To start off, learn how to understand charts and tables thoroughly. You must clearly understand the idea conveyed by the given diagram. Furthermore, understand the values given and build your description using the comparisons between these values. Don't go overboard with the length of your descriptions. Keep them concise and simple. A clear and concise description is what you want the examiner to see.

Improve your vocabulary and increase your writing speed. To complete both the tasks in 60 minutes is a challenge and to achieve that you need to have the habit of writing. Also, don't use any silly punctuation mistakes, or abbreviations, because they can affect your score. Write an essay using formal language.

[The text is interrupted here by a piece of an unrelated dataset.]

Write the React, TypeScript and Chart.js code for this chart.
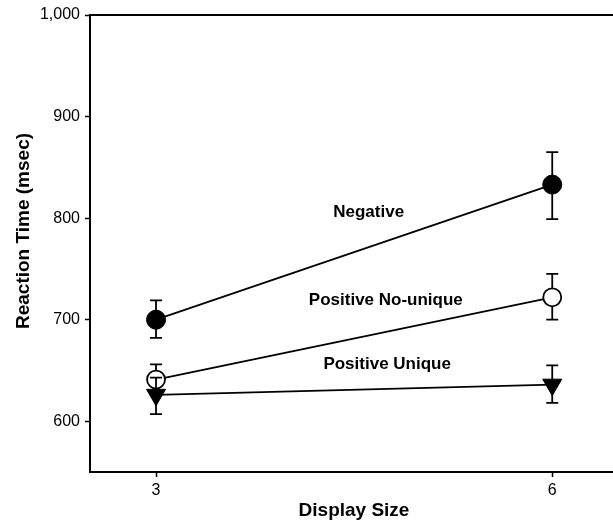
import React, { useEffect, useRef } from 'react';
import { Chart, registerables } from 'chart.js';

Chart.register(...registerables);

// ---- data ----
const displaySizes = [3, 6];
const xTicks = [3, 6];
const yTicks = [600, 700, 800, 900, 1000];

const negative = [700, 833];
const negativeLow = [682, 799];
const negativeHigh = [719, 865];

const noUnique = [641, 722];
const noUniqueLow = [626, 700];
const noUniqueHigh = [656, 745];

const unique = [626, 636];
const uniqueLow = [607, 618];
const uniqueHigh = [643, 655];

const seriesLabels = ['Negative', 'Positive No-unique', 'Positive Unique'];
const labelX = [4.61, 4.74, 4.75];
const labelY = [807, 720.5, 657.5];

const xTitle = 'Display Size';
const yTitle = 'Reaction Time (msec)';

const FONT = '"Liberation Sans", Arial, Helvetica, sans-serif';

const errorBarPlugin = {
  id: 'errorBars',
  beforeDatasetDraw(chart: any, args: any) {
    const ds: any = chart.data.datasets[args.index];
    if (!ds.errLow) return;
    const x = chart.scales.x;
    const y = chart.scales.y;
    const ctx = chart.ctx;
    ctx.save();
    ctx.strokeStyle = '#000';
    ctx.lineWidth = 1.8;
    ds.data.forEach((p: any, i: number) => {
      const px = x.getPixelForValue(p.x);
      const lo = y.getPixelForValue(ds.errLow[i]);
      const hi = y.getPixelForValue(ds.errHigh[i]);
      ctx.beginPath();
      ctx.moveTo(px, lo);
      ctx.lineTo(px, hi);
      ctx.moveTo(px - 6, lo);
      ctx.lineTo(px + 6, lo);
      ctx.moveTo(px - 6, hi);
      ctx.lineTo(px + 6, hi);
      ctx.stroke();
    });
    ctx.restore();
  },
};

const decorPlugin = {
  id: 'decor',
  afterDraw(chart: any) {
    const ctx = chart.ctx;
    const area = chart.chartArea;
    const x = chart.scales.x;
    const y = chart.scales.y;
    ctx.save();
    // top frame line
    ctx.strokeStyle = '#000';
    ctx.lineWidth = 2;
    ctx.beginPath();
    ctx.moveTo(area.left - 1, area.top);
    ctx.lineTo(area.right, area.top);
    ctx.stroke();

    ctx.fillStyle = '#000';
    // series annotations
    ctx.font = `bold 17px ${FONT}`;
    ctx.textAlign = 'center';
    ctx.textBaseline = 'alphabetic';
    seriesLabels.forEach((t, i) => {
      const px = x.getPixelForValue(labelX[i]);
      const py = y.getPixelForValue(labelY[i]);
      ctx.fillText(t, px, py + 6);
    });

    // axis titles
    ctx.font = `bold 19px ${FONT}`;
    ctx.textBaseline = 'middle';
    ctx.fillText(xTitle, 354, 511);
    ctx.translate(24, 231);
    ctx.rotate(-Math.PI / 2);
    ctx.fillText(yTitle, 0, 0);
    ctx.restore();
  },
};

export default function App() {
  const ref = useRef<HTMLCanvasElement | null>(null);

  useEffect(() => {
    if (!ref.current) return;
    const toPts = (vals: number[]) => vals.map((v, i) => ({ x: displaySizes[i], y: v }));
    const chart = new Chart(ref.current, {
      type: 'line',
      data: {
        datasets: [
          {
            label: seriesLabels[0],
            data: toPts(negative),
            errLow: negativeLow,
            errHigh: negativeHigh,
            order: 3,
            borderColor: '#000',
            borderWidth: 1.8,
            pointStyle: 'circle',
            pointRadius: 9.5,
            pointBackgroundColor: '#000',
            pointBorderColor: '#000',
            pointBorderWidth: 1,
          } as any,
          {
            label: seriesLabels[1],
            data: toPts(noUnique),
            errLow: noUniqueLow,
            errHigh: noUniqueHigh,
            order: 2,
            borderColor: '#000',
            borderWidth: 1.8,
            pointStyle: 'circle',
            pointRadius: 9,
            pointBackgroundColor: '#fff',
            pointBorderColor: '#000',
            pointBorderWidth: 1.8,
          } as any,
          {
            label: seriesLabels[2],
            data: toPts(unique),
            errLow: uniqueLow,
            errHigh: uniqueHigh,
            order: 1,
            borderColor: '#000',
            borderWidth: 1.8,
            pointStyle: 'triangle',
            pointRotation: 180,
            pointRadius: 11,
            pointBackgroundColor: '#000',
            pointBorderColor: '#000',
            pointBorderWidth: 1,
          } as any,
        ],
      },
      options: {
        responsive: false,
        animation: false,
        devicePixelRatio: 1,
        layout: { autoPadding: false, padding: { top: 15, left: 0, right: 0, bottom: 0 } },
        plugins: {
          legend: { display: false },
          tooltip: { enabled: false },
        },
        scales: {
          x: {
            type: 'linear',
            min: 2.5,
            max: 6.46,
            afterFit: (s: any) => {
              s.height = 52;
            },
            afterBuildTicks: (s: any) => {
              s.ticks = xTicks.map((v) => ({ value: v }));
            },
            grid: {
              display: true,
              drawOnChartArea: false,
              drawTicks: true,
              tickLength: 5,
              tickWidth: 1.5,
              tickColor: '#000',
            },
            border: { display: true, color: '#000', width: 2 },
            ticks: {
              color: '#000',
              padding: 4,
              font: { family: FONT, size: 16 },
              callback: (v: any) => String(v),
            },
          },
          y: {
            type: 'linear',
            min: 550,
            max: 1000,
            afterFit: (s: any) => {
              s.width = 90;
            },
            afterBuildTicks: (s: any) => {
              s.ticks = yTicks.map((v) => ({ value: v }));
            },
            grid: {
              display: true,
              drawOnChartArea: false,
              drawTicks: true,
              tickLength: 5,
              tickWidth: 1.5,
              tickColor: '#000',
            },
            border: { display: true, color: '#000', width: 2 },
            ticks: {
              color: '#000',
              padding: 5,
              font: { family: FONT, size: 16 },
              callback: (v: any) => Number(v).toLocaleString('en-US'),
            },
          },
        },
      },
      plugins: [errorBarPlugin, decorPlugin],
    });
    return () => chart.destroy();
  }, []);

  return (
    <div style={{ position: 'fixed', left: 0, top: 0, width: 613, height: 524, background: '#fff' }}>
      <canvas ref={ref} width={613} height={524} style={{ display: 'block' }} />
    </div>
  );
}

How to Crack IELTS: A Study Plan

Let us now analyze an IELTS study strategy and plan after reviewing IELTS preparation guides. The amount of time required to prepare for IELTS depends on how well versi­ble you are in English. If you feel confident about your English-speaking skills, you won't need a lot of time preparing for IELTS. However, even if you don't feel confident enough, you should still brush up on your skills before trying. Watch English news channels like BBC and read newspapers and magazines.

Here’s an example of the kind of IELTS study guide you might use:

  • Depending on how much preparation you need, dedicate 2-4 hours per day to your IELTS study.
  • Divide your time between sections and give enough time to them.
  • For example, if your study time is two hours, then you should devote 30 minutes to each section of the test.
  • Once you've gained enough confidence, take practice exams to evaluate yourself.
  • If you score well in your practise tests, then spend more time studying the sections where you lack knowledge.
  • Stick to your IELTS study schedule and you're bound to get a good grade.

How to crack the IELTS exam on the first attempt?

IELTS is an important exam for people who want to study, work, or settle in English-speaking nations. It is a high-level standardized English proficiency examination that, with devotion, strategies, and hard effort, may be passed on the first try.

The best way to prepare for any test is to practice the questions over and over again until you feel confident about your answers. Even though this may seem like an obvious solution, many students forget this step. Unfortunately, that means they have to study without having proper preparation.

Try to take the test multiple times; each time gets different questions from the list below. This should help you spot patterns in the type of questions and can allow you to better understand the structure of the English language. If you are not able to do this, then you need to find a good teacher who can tutor you with their knowledge. You could also use the free online IELTS lessons and tutorials offered by Eton Learning.

It is also useful to note down the major structures of the English language. These include subject-verb agreement, pronouns, prepositions, modals, and adverbs. Make sure you know how these words are used and what they mean before attempting the question. Your vocabulary is also a significant consideration. Make every effort to enhance it. If you followed all these tricks, you will be able to crack IELTS on your first attempt.

How To Crack IELTS: Best Books for Preparation

You must be fluent in English and understand grammatical norms to crack the IELTS examination. We have compiled a selection of books and other resources to support you with your IELTS preparations. Some of the best books for IELTS preparation are:

  • Cambridge Practice Tests for IELTS 
  • Step Up to IELTS Personal Study Book with Answers
  • IELTS Tutor Kit
  • The Cambridge IELTS Course Workbook
  • Road to IELTS
  • Mometrix Book for IELTS General Training and Academic 2021-2022
  • Check your English Vocabulary for IELTS, and so on.

IELTS is a costly examination, and it is suggested that candidates prepare carefully in order to pass the exam with the target band on the first try. There are still no limitations on how many times you may apply for the IELTS exam. You may retake the exam as many times as necessary. So, if you wish to improve your score or if you skipped your examination, you may re-register. For entrance, most universities demand a score of 6.5 or above. Some colleges will also accept a 6. Usually, a score of 6.5 or more is preferred for a wide choice of possibilities among the best universities. The IELTS score is acceptable for two years. You can apply to universities or employment during this period. In order to become eligible, you must submit the test results. The criteria for admission may differ from one college to the next.